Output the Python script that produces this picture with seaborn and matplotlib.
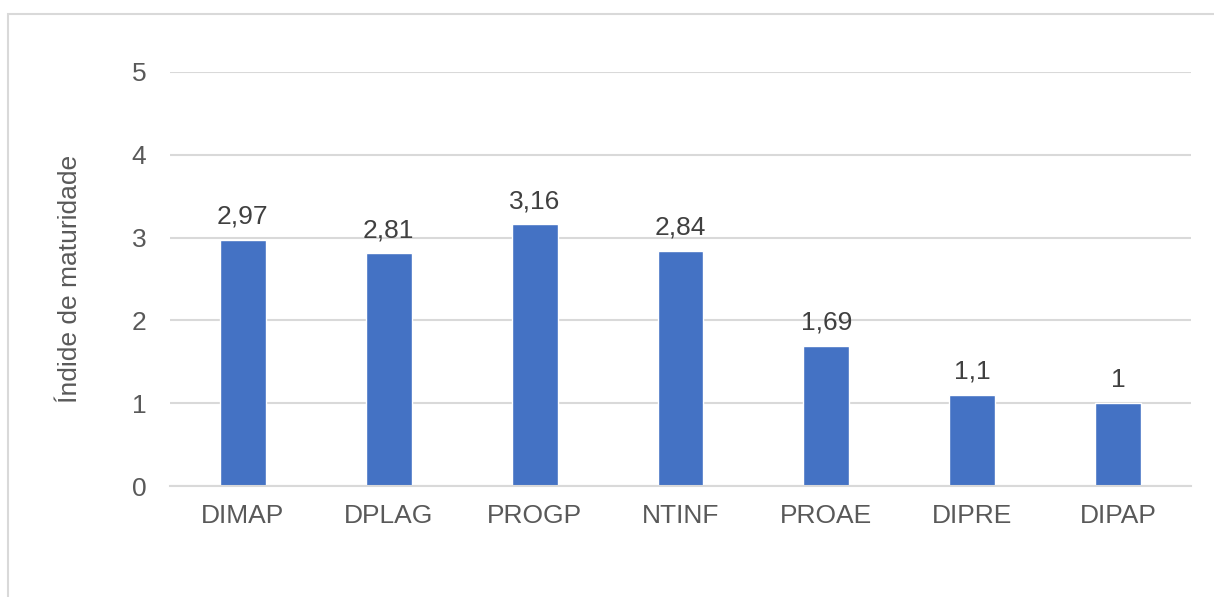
import matplotlib
matplotlib.use("Agg")
import matplotlib.pyplot as plt
from matplotlib.patches import Rectangle
import seaborn as sns
import pandas as pd

categories = ["DIMAP", "DPLAG", "PROGP", "NTINF", "PROAE", "DIPRE", "DIPAP"]
values = [2.97, 2.81, 3.16, 2.84, 1.69, 1.1, 1.0]
value_labels = ["2,97", "2,81", "3,16", "2,84", "1,69", "1,1", "1"]
y_ticks = [0, 1, 2, 3, 4, 5]
y_label = "Índide de maturidade"

sns.set_theme(style="white")
plt.rcParams["font.family"] = ["Liberation Sans", "DejaVu Sans"]

df = pd.DataFrame({"categoria": categories, "indice": values})

fig = plt.figure(figsize=(12.14, 5.97), dpi=100)
ax = fig.add_axes([170 / 1214, 1 - 486 / 597, 1021 / 1214, 414 / 597])

sns.barplot(data=df, x="categoria", y="indice", color="#4472C4",
            saturation=1, width=0.315, ax=ax, zorder=3)

ax.set_ylim(0, 5)
ax.set_yticks(y_ticks)
ax.set_yticklabels([str(t) for t in y_ticks])
ax.set_xlim(-0.5, len(categories) - 0.5)
ax.yaxis.grid(True, color="#d9d9d9", linewidth=1.5, zorder=0)
ax.xaxis.grid(False)
for side in ["top", "right", "left"]:
    ax.spines[side].set_visible(False)
ax.spines["bottom"].set_color("#d9d9d9")
ax.spines["bottom"].set_linewidth(1.5)
ax.spines["bottom"].set_zorder(4)

ax.tick_params(axis="y", length=0, pad=17, labelsize=19, labelcolor="#595959")
ax.tick_params(axis="x", length=0, pad=13, labelsize=19, labelcolor="#595959")
ax.set_xlabel("")
ax.set_ylabel(y_label, fontsize=19, color="#595959", labelpad=36)

for i, (v, lab) in enumerate(zip(values, value_labels)):
    ax.annotate(lab, xy=(i, v), xytext=(0, 8), textcoords="offset points",
                ha="center", va="bottom", fontsize=19, color="#404040")

# outer chart frame
frame = Rectangle((8 / 1214, -0.1), 1.2, 1 - 14 / 597 + 0.1,
                  transform=fig.transFigure, fill=False,
                  edgecolor="#d9d9d9", linewidth=1.5)
fig.patches.append(frame)

fig.savefig("out.png", dpi=100)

EXERCISE REQUIREMENTS: From the material above, copy everything exactly but the pictures.

REPLY TO THE EXERCISE:
Output the Python script that produces this picture with seaborn and matplotlib.
import matplotlib
matplotlib.use("Agg")
import matplotlib.pyplot as plt
from matplotlib.patches import Rectangle
import seaborn as sns
import pandas as pd

categories = ["DIMAP", "DPLAG", "PROGP", "NTINF", "PROAE", "DIPRE", "DIPAP"]
values = [2.97, 2.81, 3.16, 2.84, 1.69, 1.1, 1.0]
value_labels = ["2,97", "2,81", "3,16", "2,84", "1,69", "1,1", "1"]
y_ticks = [0, 1, 2, 3, 4, 5]
y_label = "Índide de maturidade"

sns.set_theme(style="white")
plt.rcParams["font.family"] = ["Liberation Sans", "DejaVu Sans"]

df = pd.DataFrame({"categoria": categories, "indice": values})

fig = plt.figure(figsize=(12.14, 5.97), dpi=100)
ax = fig.add_axes([170 / 1214, 1 - 486 / 597, 1021 / 1214, 414 / 597])

sns.barplot(data=df, x="categoria", y="indice", color="#4472C4",
            saturation=1, width=0.315, ax=ax, zorder=3)

ax.set_ylim(0, 5)
ax.set_yticks(y_ticks)
ax.set_yticklabels([str(t) for t in y_ticks])
ax.set_xlim(-0.5, len(categories) - 0.5)
ax.yaxis.grid(True, color="#d9d9d9", linewidth=1.5, zorder=0)
ax.xaxis.grid(False)
for side in ["top", "right", "left"]:
    ax.spines[side].set_visible(False)
ax.spines["bottom"].set_color("#d9d9d9")
ax.spines["bottom"].set_linewidth(1.5)
ax.spines["bottom"].set_zorder(4)

ax.tick_params(axis="y", length=0, pad=17, labelsize=19, labelcolor="#595959")
ax.tick_params(axis="x", length=0, pad=13, labelsize=19, labelcolor="#595959")
ax.set_xlabel("")
ax.set_ylabel(y_label, fontsize=19, color="#595959", labelpad=36)

for i, (v, lab) in enumerate(zip(values, value_labels)):
    ax.annotate(lab, xy=(i, v), xytext=(0, 8), textcoords="offset points",
                ha="center", va="bottom", fontsize=19, color="#404040")

# outer chart frame
frame = Rectangle((8 / 1214, -0.1), 1.2, 1 - 14 / 597 + 0.1,
                  transform=fig.transFigure, fill=False,
                  edgecolor="#d9d9d9", linewidth=1.5)
fig.patches.append(frame)

fig.savefig("out.png", dpi=100)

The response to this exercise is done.